** Work to complete **
Everything from the first line of the data below through the line that contains "-0.077, -0.027, 0.083];" should be written out exactly, please, and nothing more; the pictures stay out.

** Data **

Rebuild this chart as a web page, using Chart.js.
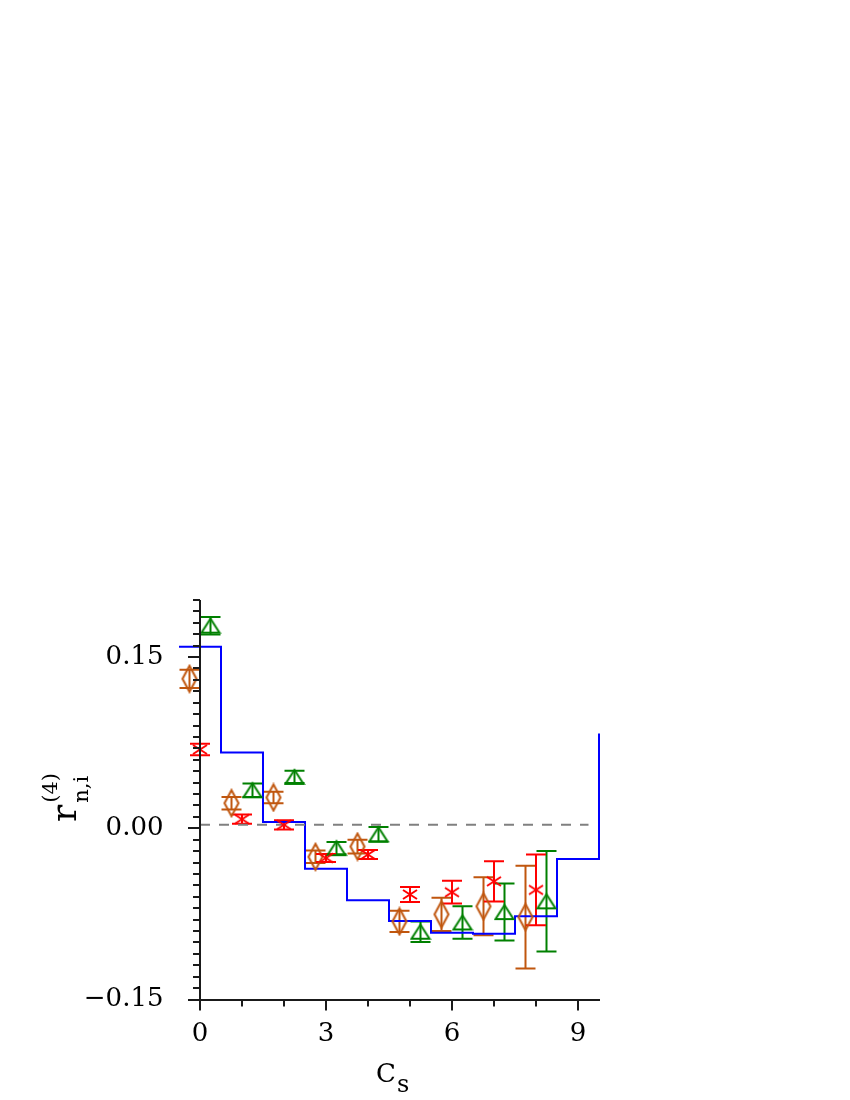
<!DOCTYPE html>
<html>
<head>
<meta charset="utf-8">
<script src="https://cdn.jsdelivr.net/npm/chart.js@4/dist/chart.umd.min.js"></script>
<style>
  body { margin: 0; background: #fff; }
  canvas { display: block; }
</style>
</head>
<body>
<canvas id="chart" width="850" height="1100"></canvas>
<script>
// ---- data ----
const redX = [0, 1, 2, 3, 4, 5, 6, 7, 8];
const redY = [0.069, 0.008, 0.003, -0.026, -0.023, -0.058, -0.056, -0.0465, -0.054];
const redErr = [0.005, 0.004, 0.004, 0.0035, 0.004, 0.0065, 0.01, 0.0177, 0.031];

const brownX = [-0.25, 0.75, 1.75, 2.75, 3.75, 4.75, 5.75, 6.75, 7.75];
const brownY = [0.131, 0.022, 0.027, -0.025, -0.016, -0.0816, -0.0754, -0.0684, -0.0778];
const brownErr = [0.008, 0.0055, 0.005, 0.0055, 0.006, 0.0093, 0.0145, 0.0254, 0.045];

const greenX = [0.25, 1.25, 2.25, 3.25, 4.25, 5.25, 6.25, 7.25, 8.25];
const greenY = [0.1775, 0.0333, 0.045, -0.0174, -0.0053, -0.0906, -0.0825, -0.0734, -0.064];
const greenErr = [0.0077, 0.006, 0.0054, 0.0054, 0.0064, 0.009, 0.0143, 0.025, 0.044];

const stepX = [-0.5, 0.5, 1.5, 2.5, 3.5, 4.5, 5.5, 6.5, 7.5, 8.5, 9.5];
const stepY = [0.159, 0.0664, 0.0055, -0.0354, -0.063, -0.0813, -0.0916, -0.0924, -0.077, -0.027, 0.083];

const refX = [0, 9.25];
const refY = [0.003, 0.003];

const xTickLabels = [0, 3, 6, 9];
const yTickLabels = [-0.15, 0, 0.15];

const RED = '#ff0000';
const BROWN = '#c0560e';
const GREEN = '#008000';
const BLUE = '#0000ff';
const SERIF = "'DejaVu Serif', serif";

const toPts = (xs, ys) => xs.map((x, i) => ({ x: x, y: ys[i] }));

/*------------------marker shapes------------------------*/
function makeMarker(w, h, color, draw) {
    const c = document.createElement('canvas');
    c.width = w;
    c.height = h;
    const g = c.getContext('2d');
    g.strokeStyle = color;
    g.lineWidth = 2;
    g.beginPath();
    draw(g);
    g.stroke();
    return c;
}

const diamond = makeMarker(18, 30, BROWN, g => {
    g.moveTo(9, 2); g.lineTo(16, 15); g.lineTo(9, 28); g.lineTo(2, 15); g.closePath();
});
const triangle = makeMarker(22, 18, GREEN, g => {
    g.moveTo(11, 2); g.lineTo(20, 16); g.lineTo(2, 16); g.closePath();
});
const asterisk = makeMarker(18, 13, RED, g => {
    g.moveTo(2, 2); g.lineTo(16, 11);
    g.moveTo(16, 2); g.lineTo(2, 11);
});

/*------------------error bars, axis ticks and titles------------------------*/
const extras = {
    id: 'extras',
    beforeDatasetsDraw(chart) {
        const ctx = chart.ctx;
        const xs = chart.scales.x, ys = chart.scales.y;
        chart.data.datasets.forEach(ds => {
            if (!ds.errors) return;
            ctx.save();
            ctx.strokeStyle = ds.borderColor;
            ctx.lineWidth = 2;
            ds.data.forEach((p, i) => {
                const px = xs.getPixelForValue(p.x);
                const top = ys.getPixelForValue(p.y + ds.errors[i]);
                const bot = ys.getPixelForValue(p.y - ds.errors[i]);
                ctx.beginPath();
                ctx.moveTo(px, top); ctx.lineTo(px, bot);
                ctx.moveTo(px - 10, top); ctx.lineTo(px + 10, top);
                ctx.moveTo(px - 10, bot); ctx.lineTo(px + 10, bot);
                ctx.stroke();
            });
            ctx.restore();
        });
    },
    afterDraw(chart) {
        const ctx = chart.ctx;
        const xs = chart.scales.x, ys = chart.scales.y;
        const area = chart.chartArea;
        const x0 = xs.getPixelForValue(0);
        ctx.save();
        ctx.strokeStyle = '#1a1a1a';
        ctx.lineWidth = 2;
        ctx.beginPath();
        // y axis sits at x = 0
        ctx.moveTo(x0, area.top);
        ctx.lineTo(x0, area.bottom);
        for (let v = -15; v <= 20; v++) {
            const py = Math.round(ys.getPixelForValue(v / 100));
            const len = v % 15 === 0 ? 12 : 7;
            ctx.moveTo(x0 - len, py);
            ctx.lineTo(x0, py);
        }
        for (let i = 0; i <= 9; i++) {
            const px = Math.round(xs.getPixelForValue(i));
            const len = i % 3 === 0 ? 11 : 7;
            ctx.moveTo(px, area.bottom);
            ctx.lineTo(px, area.bottom + len);
        }
        ctx.stroke();

        // axis titles
        ctx.fillStyle = '#000';
        ctx.textAlign = 'left';
        ctx.textBaseline = 'alphabetic';
        ctx.font = '26px ' + SERIF;
        ctx.fillText('C', 376, 1082);
        const cw = ctx.measureText('C').width;
        ctx.font = '24px ' + SERIF;
        ctx.fillText('s', 376 + cw + 1, 1092);

        ctx.translate(76, 822);
        ctx.rotate(-Math.PI / 2);
        ctx.font = '36px ' + SERIF;
        ctx.fillText('r', 0, 0);
        const rw = ctx.measureText('r').width;
        ctx.font = '21px ' + SERIF;
        ctx.fillText('(4)', rw + 2, -19);
        ctx.fillText('n,i', rw + 2, 12);
        ctx.restore();
    }
};

new Chart(document.getElementById('chart'), {
    type: 'scatter',
    data: {
        datasets: [
            {
                type: 'line',
                label: 'step',
                data: toPts(stepX, stepY),
                borderColor: BLUE,
                borderWidth: 2,
                stepped: 'before',
                pointRadius: 0,
                fill: false,
                clip: false,
                order: 5
            },
            {
                type: 'line',
                label: 'zero',
                data: toPts(refX, refY),
                borderColor: '#808080',
                borderWidth: 2,
                borderDash: [10, 9],
                pointRadius: 0,
                fill: false,
                order: 4
            },
            {
                label: 'diamonds',
                data: toPts(brownX, brownY),
                errors: brownErr,
                borderColor: BROWN,
                pointStyle: diamond,
                clip: false,
                order: 3
            },
            {
                label: 'triangles',
                data: toPts(greenX, greenY),
                errors: greenErr,
                borderColor: GREEN,
                pointStyle: triangle,
                clip: false,
                order: 2
            },
            {
                label: 'stars',
                data: toPts(redX, redY),
                errors: redErr,
                borderColor: RED,
                pointStyle: asterisk,
                clip: false,
                order: 1
            }
        ]
    },
    options: {
        responsive: false,
        animation: false,
        devicePixelRatio: 1,
        layout: {
            padding: { left: 69.5, right: 251, top: 600, bottom: 40.5 }
        },
        plugins: {
            legend: { display: false },
            tooltip: { enabled: false }
        },
        scales: {
            x: {
                type: 'linear',
                min: -0.25,
                max: 9.5,
                grid: { display: false, drawTicks: false },
                border: { display: true, color: '#1a1a1a', width: 2 },
                afterBuildTicks: s => { s.ticks = xTickLabels.map(v => ({ value: v })); },
                afterFit: s => { s.height = 60; },
                ticks: {
                    padding: 19,
                    color: '#000',
                    font: { family: SERIF, size: 26 },
                    callback: v => String(v)
                }
            },
            y: {
                type: 'linear',
                min: -0.15,
                max: 0.2,
                position: 'left',
                grid: { display: false, drawTicks: false },
                border: { display: false },
                afterBuildTicks: s => { s.ticks = yTickLabels.map(v => ({ value: v })); },
                afterFit: s => { s.width = 120; },
                ticks: {
                    padding: 26,
                    color: '#000',
                    font: { family: SERIF, size: 26 },
                    callback: v => v.toFixed(2).replace('-', '\u2212')
                }
            }
        }
    },
    plugins: [extras]
});
</script>
</body>
</html>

** Result of this task **
Rebuild this chart as a web page, using Chart.js.
<!DOCTYPE html>
<html>
<head>
<meta charset="utf-8">
<script src="https://cdn.jsdelivr.net/npm/chart.js@4/dist/chart.umd.min.js"></script>
<style>
  body { margin: 0; background: #fff; }
  canvas { display: block; }
</style>
</head>
<body>
<canvas id="chart" width="850" height="1100"></canvas>
<script>
// ---- data ----
const redX = [0, 1, 2, 3, 4, 5, 6, 7, 8];
const redY = [0.069, 0.008, 0.003, -0.026, -0.023, -0.058, -0.056, -0.0465, -0.054];
const redErr = [0.005, 0.004, 0.004, 0.0035, 0.004, 0.0065, 0.01, 0.0177, 0.031];

const brownX = [-0.25, 0.75, 1.75, 2.75, 3.75, 4.75, 5.75, 6.75, 7.75];
const brownY = [0.131, 0.022, 0.027, -0.025, -0.016, -0.0816, -0.0754, -0.0684, -0.0778];
const brownErr = [0.008, 0.0055, 0.005, 0.0055, 0.006, 0.0093, 0.0145, 0.0254, 0.045];

const greenX = [0.25, 1.25, 2.25, 3.25, 4.25, 5.25, 6.25, 7.25, 8.25];
const greenY = [0.1775, 0.0333, 0.045, -0.0174, -0.0053, -0.0906, -0.0825, -0.0734, -0.064];
const greenErr = [0.0077, 0.006, 0.0054, 0.0054, 0.0064, 0.009, 0.0143, 0.025, 0.044];

const stepX = [-0.5, 0.5, 1.5, 2.5, 3.5, 4.5, 5.5, 6.5, 7.5, 8.5, 9.5];
const stepY = [0.159, 0.0664, 0.0055, -0.0354, -0.063, -0.0813, -0.0916, -0.0924, -0.077, -0.027, 0.083];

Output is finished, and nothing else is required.